Even though he was far to the right of most political opinion and was thus unlikely to win the 1964 election, the US Republican Party chose Barry Goldwater as their Presidential nominee. Rather than winning an election within the parameters of the existing liberal consensus, they wanted to challenge the fundamentals of that consensus; they wanted to shift what was considered the political centre.
In 1961, John F Kennedy accepted the presidency declaring that he was a liberal. In 1992, Bill Clinton banned the use of the “L” word for fear it would cost him the election. The Republican Party lost that 1964 election but they began to win the argument as the political centre began to shift over time.
Australian politics has as many arguments as any other country, but the argument that ultimately led to Tony Abbott being replaced as Prime Minister wasn’t about politics, it was about winning. Most Liberal MPs thought that Malcolm Turnbull would have a better chance of winning next year’s election so he was in and Tony Abbott was out. This was just a few years after largely the same group of people had voted Turnbull out and Abbott in.
The little merry-go-round in the Liberal party followed similar changes in the Australian Labour Party which dumped Kevin Rudd as Prime Minister for Julia Gillard, who as poll numbers were dropping and an election nearing was dumped and replaced by…Kevin Rudd.
The key theme driving all of these changes was who would stand a better chance of winning an election, which may be one of the reasons that Australians appear to be unsure how excited to get about their new Prime Minister. There isn’t a sense of anticipation for Turnbull, just a sense of relief that Abbott has gone.
The overnight change in Prime Minister wasn’t mentioned once in my office until at 5pmish, I remarked that we had a new Prime Minister now and that generated about 2 minutes worth of conversation. A whole afternoon was spent with Australian neighbours a few days later and not once did the new Prime Minister come up.
Refuting the apparent lack of interest, one colleague said that the prime ministerial change was all his friends were talking about (on social media). However, this interest didn’t appear to be in what Turnbull thinks or would do. Their explanation for why Turnbull will be better, chiming with the media commentary, is that Turnbull is a better communicator, more cultured and open, and has had interests outside of politics. The Australian Broadcasting Corporation gave us 7 things that we need to know about Turnbull but none of these things told us about what he thought or would do but instead were as follows:
- He was a successful entrepreneur
- He was raised by his Dad
- He has lived in the same suburb his whole life
- He has led the Liberals before
- His wife is a former Lord Mayor of Sydney
- He has previously blogged on his website about his dog dying
- He was a barrister in the Spycatcher case
Looking at these, I began to understand why nobody was talking about the new Prime Minister.
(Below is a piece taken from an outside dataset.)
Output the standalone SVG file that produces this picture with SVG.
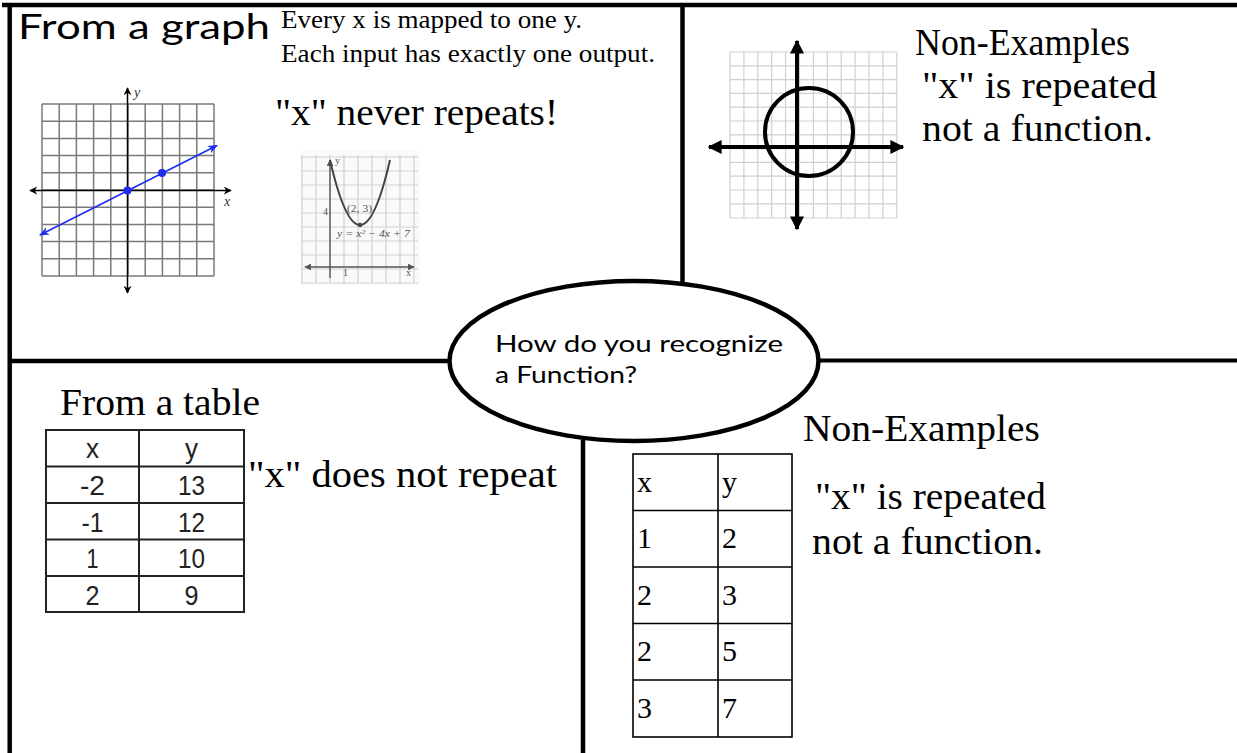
<svg xmlns="http://www.w3.org/2000/svg" width="1237" height="753" viewBox="0 0 1237 753">
<style>
.frame{stroke:#000;stroke-width:4.5;fill:none}
.serif{font-family:"Liberation Serif","Times New Roman",serif;fill:#000}
.sans{font-family:Lato,"Open Sans","DejaVu Sans",sans-serif;fill:#000}
.arial{font-family:"Liberation Sans",Arial,sans-serif;fill:#222;font-size:28px;text-anchor:middle}
.grid1{stroke:#7a7a7a;stroke-width:1.5;fill:none}
.gridl{stroke:#d0d0d0;stroke-width:1.2;fill:none}
.tbl1{stroke:#222;stroke-width:2;fill:none}
.tbl2{stroke:#000;stroke-width:1.6;fill:none}
</style>
<defs>
<marker id="ab" viewBox="0 0 10 10" refX="9" refY="5" markerWidth="8" markerHeight="8" markerUnits="userSpaceOnUse" orient="auto-start-reverse"><path d="M0,0 L10,5 L0,10 L3,5 Z" fill="#000"/></marker>
<marker id="ablue" viewBox="0 0 10 10" refX="9" refY="5" markerWidth="10" markerHeight="10" markerUnits="userSpaceOnUse" orient="auto-start-reverse"><path d="M0,1 L10,5 L0,9 L3,5 Z" fill="#1f2cf0"/></marker>
<marker id="abig" viewBox="0 0 10 10" refX="9" refY="5" markerWidth="14" markerHeight="14" markerUnits="userSpaceOnUse" orient="auto-start-reverse"><path d="M0,0 L10,5 L0,10 Z" fill="#000"/></marker>
<marker id="agray" viewBox="0 0 10 10" refX="9" refY="5" markerWidth="7" markerHeight="7" markerUnits="userSpaceOnUse" orient="auto-start-reverse"><path d="M0,0 L10,5 L0,10 Z" fill="#555"/></marker>
</defs>
<rect width="1237" height="753" fill="#fff"/>

<g id="connectors">
<line class="frame" x1="2" y1="5" x2="1237" y2="5"/>
<line class="frame" x1="9.7" y1="3" x2="9.7" y2="753"/>
<line class="frame" x1="682.5" y1="5" x2="682.5" y2="282"/>
<line class="frame" x1="9.7" y1="361" x2="450" y2="361"/>
<line class="frame" x1="818" y1="360.5" x2="1237" y2="360.5" style="stroke-width:4"/>
<line class="frame" x1="583" y1="440" x2="583" y2="753"/>
</g>

<g id="center">
<ellipse cx="634" cy="361" rx="184.5" ry="80" fill="#fff" stroke="#000" stroke-width="4.5"/>
<text class="sans" x="495" y="352" font-size="24" textLength="288" lengthAdjust="spacingAndGlyphs">How do you recognize</text>
<text class="sans" x="495" y="383" font-size="24" textLength="142" lengthAdjust="spacingAndGlyphs">a Function?</text>
</g>

<g id="graph-section">
<text class="sans" x="18" y="39" font-size="34" textLength="252" lengthAdjust="spacingAndGlyphs">From a graph</text>
<text class="serif" x="281" y="28" font-size="25" textLength="301" lengthAdjust="spacingAndGlyphs">Every x is mapped to one y.</text>
<text class="serif" x="281" y="62" font-size="25" textLength="374" lengthAdjust="spacingAndGlyphs">Each input has exactly one output.</text>
<text class="serif" x="275" y="125" font-size="37" textLength="283" lengthAdjust="spacingAndGlyphs">"x" never repeats!</text>
</g>

<g id="line-graph">
<path class="grid1" d="M42,104 H214 M42,121.2 H214 M42,138.4 H214 M42,155.6 H214 M42,172.8 H214 M42,190 H214 M42,207.2 H214 M42,224.4 H214 M42,241.6 H214 M42,258.8 H214 M42,276 H214 M42,104 V276 M59.2,104 V276 M76.4,104 V276 M93.6,104 V276 M110.8,104 V276 M128,104 V276 M145.2,104 V276 M162.4,104 V276 M179.6,104 V276 M196.8,104 V276 M214,104 V276"/>
<line x1="30" y1="190.5" x2="231" y2="190.5" stroke="#000" stroke-width="1.5" marker-start="url(#ab)" marker-end="url(#ab)"/>
<line x1="127.5" y1="88" x2="127.5" y2="293" stroke="#000" stroke-width="1.5" marker-start="url(#ab)" marker-end="url(#ab)"/>
<text x="134" y="97" font-family="Liberation Serif,serif" font-style="italic" font-size="14" fill="#333">y</text>
<text x="224" y="206" font-family="Liberation Serif,serif" font-style="italic" font-size="14" fill="#333">x</text>
<line x1="40" y1="235" x2="217" y2="145.5" stroke="#1f2cf0" stroke-width="1.6" marker-start="url(#ablue)" marker-end="url(#ablue)"/>
<circle cx="127.5" cy="190.5" r="4" fill="#1f2cf0"/>
<circle cx="162" cy="173" r="4" fill="#1f2cf0"/>
</g>

<g id="parabola-graph">
<rect x="300" y="150" width="120" height="136" fill="#fafafa"/>
<path class="gridl" d="M302,155 V283 M316,155 V283 M330,155 V283 M344,155 V283 M358,155 V283 M372,155 V283 M386,155 V283 M400,155 V283 M414,155 V283 M302,157 H418 M302,171 H418 M302,185 H418 M302,199 H418 M302,213 H418 M302,227 H418 M302,241 H418 M302,255 H418 M302,269 H418 M302,283 H418"/>
<line x1="330" y1="160" x2="330" y2="278" stroke="#555" stroke-width="1.4" marker-start="url(#agray)"/>
<line x1="305" y1="267" x2="414" y2="267" stroke="#555" stroke-width="1.4" marker-start="url(#agray)" marker-end="url(#agray)"/>
<path d="M330,160 Q360,290 390,160" fill="none" stroke="#444" stroke-width="2"/>
<circle cx="360" cy="225" r="2.2" fill="#444"/>
<g font-family="Liberation Serif,serif" font-size="10" fill="#555">
<text x="335" y="164">y</text>
<text x="323" y="215">4</text>
<text x="347" y="212" textLength="25" lengthAdjust="spacingAndGlyphs">(2, 3)</text>
<text x="337" y="237" font-style="italic" textLength="73" lengthAdjust="spacingAndGlyphs">y = x² − 4x + 7</text>
<text x="343" y="276">1</text>
<text x="406" y="276">x</text>
</g>
</g>

<g id="nonexample-graph">
<path class="gridl" d="M730,52 V218 M743.9,52 V218 M757.8,52 V218 M771.7,52 V218 M785.6,52 V218 M799.5,52 V218 M813.4,52 V218 M827.3,52 V218 M841.2,52 V218 M855.1,52 V218 M869,52 V218 M882.9,52 V218 M896.8,52 V218 M730,52 H897 M730,65.8 H897 M730,79.6 H897 M730,93.4 H897 M730,107.2 H897 M730,121 H897 M730,134.8 H897 M730,148.6 H897 M730,162.4 H897 M730,176.2 H897 M730,190 H897 M730,203.8 H897 M730,218 H897"/>
<line x1="797" y1="41" x2="797" y2="229" stroke="#000" stroke-width="4" marker-start="url(#abig)" marker-end="url(#abig)"/>
<line x1="709" y1="147" x2="903" y2="147" stroke="#000" stroke-width="4" marker-start="url(#abig)" marker-end="url(#abig)"/>
<circle cx="809" cy="132" r="44" fill="none" stroke="#000" stroke-width="4"/>
</g>

<g id="nonexample-graph-text">
<text class="serif" x="915" y="55" font-size="37" textLength="215" lengthAdjust="spacingAndGlyphs">Non-Examples</text>
<text class="serif" x="922" y="98" font-size="37" textLength="235" lengthAdjust="spacingAndGlyphs">"x" is repeated</text>
<text class="serif" x="922" y="141" font-size="37" textLength="231" lengthAdjust="spacingAndGlyphs">not a function.</text>
</g>

<g id="table-section">
<text class="serif" x="60" y="415" font-size="37" textLength="200" lengthAdjust="spacingAndGlyphs">From a table</text>
<text class="serif" x="248" y="487" font-size="37" textLength="309" lengthAdjust="spacingAndGlyphs">"x" does not repeat</text>
<rect class="tbl1" x="46" y="430" width="198" height="182"/>
<path class="tbl1" d="M139,430 V612 M46,466.5 H244 M46,503 H244 M46,539.5 H244 M46,576 H244"/>
<text class="arial" x="92.5" y="458" textLength="13" lengthAdjust="spacingAndGlyphs">x</text><text class="arial" x="191.5" y="458" textLength="13" lengthAdjust="spacingAndGlyphs">y</text>
<text class="arial" x="92.5" y="495" textLength="25" lengthAdjust="spacingAndGlyphs">-2</text><text class="arial" x="191.5" y="495" textLength="27" lengthAdjust="spacingAndGlyphs">13</text>
<text class="arial" x="92.5" y="531.5" textLength="22" lengthAdjust="spacingAndGlyphs">-1</text><text class="arial" x="191.5" y="531.5" textLength="27" lengthAdjust="spacingAndGlyphs">12</text>
<text class="arial" x="92.5" y="568" textLength="12" lengthAdjust="spacingAndGlyphs">1</text><text class="arial" x="191.5" y="568" textLength="27" lengthAdjust="spacingAndGlyphs">10</text>
<text class="arial" x="92.5" y="604.5" textLength="14" lengthAdjust="spacingAndGlyphs">2</text><text class="arial" x="191.5" y="604.5" textLength="14" lengthAdjust="spacingAndGlyphs">9</text>
</g>

<g id="nonexample-table">
<text class="serif" x="803" y="441" font-size="37" textLength="237" lengthAdjust="spacingAndGlyphs">Non-Examples</text>
<text class="serif" x="815" y="509" font-size="37" textLength="231" lengthAdjust="spacingAndGlyphs">"x" is repeated</text>
<text class="serif" x="812" y="554" font-size="37" textLength="231" lengthAdjust="spacingAndGlyphs">not a function.</text>
<rect class="tbl2" x="633" y="454" width="159" height="283"/>
<path class="tbl2" d="M718,454 V737 M633,510.5 H792 M633,567 H792 M633,623.5 H792 M633,680 H792"/>
<g class="serif" font-size="30">
<text x="637" y="492">x</text><text x="722" y="492">y</text>
<text x="637" y="548">1</text><text x="722" y="548">2</text>
<text x="637" y="604.5">2</text><text x="722" y="604.5">3</text>
<text x="637" y="661">2</text><text x="722" y="661">5</text>
<text x="637" y="717.5">3</text><text x="722" y="717.5">7</text>
</g>
</g>
</svg>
Some people in Australia think that having a federal election every 3 years makes it difficult for politicians to think about anything other than winning the next election. But this can only be true if politicians are more concerned with winning than their beliefs.
The focus on winning rather than beliefs can cause people to switch off because they don’t care who wins. One comes in, one goes out, and the merry-go-round continues. The mandatory voting in Australia, with fines for those who don’t, makes it harder to measure disengagement leaving me with chat levels in my office. However, the good news for Turnbull is that one colleague has already said that he will now change his vote from Labour to Liberal. He never really liked the Labour leader (Bill Shorten) because he keeps on changing sides whichever way the wind is blowing.
Being better than Abbott is not good enough.